Occupy your time with new hobbies and interests
Try watercolours or learn to play an instrument. I’m getting pretty good at ‘Rule Britannia’ on the clarinet, although my wife says practising it three hours a day is excessive. I always knew she was a Remainer at heart.
Be glad you don’t have to watch BBC Question Time
With Brexit off the table, there’s little point in watching Question Time, which is bloody tedious even with other gammons cheering every facile pro-Brexit comment as if it’s one of Churchill’s finest speeches.

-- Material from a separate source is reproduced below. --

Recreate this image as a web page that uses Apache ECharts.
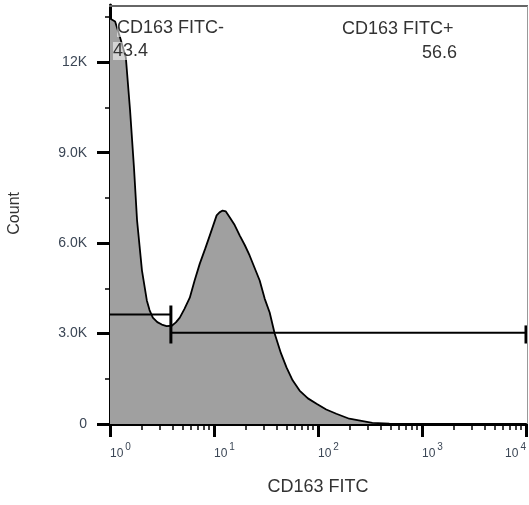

Build your own ‘Brexit Britain’ at home
If Theresa May won’t deliver Brexit, build your own one in the loft! I’ve created a delightful 1950s miniature English village with local shops and figures of happy people I’ve hand-painted myself. Just remember to buy plenty of white paint.
Alternatively, go back to the past by turning down the colour on your TV so it’s in black and white and only reading the Daily Express.
Just never stop banging on about Brexit
The upside of Brexit being stuffed is that you can keep ranting on about it without ever being confronted by the unpleasant reality. WE SHOULD HAVE GOT OUT WHILE WE HAD THE CHANCE!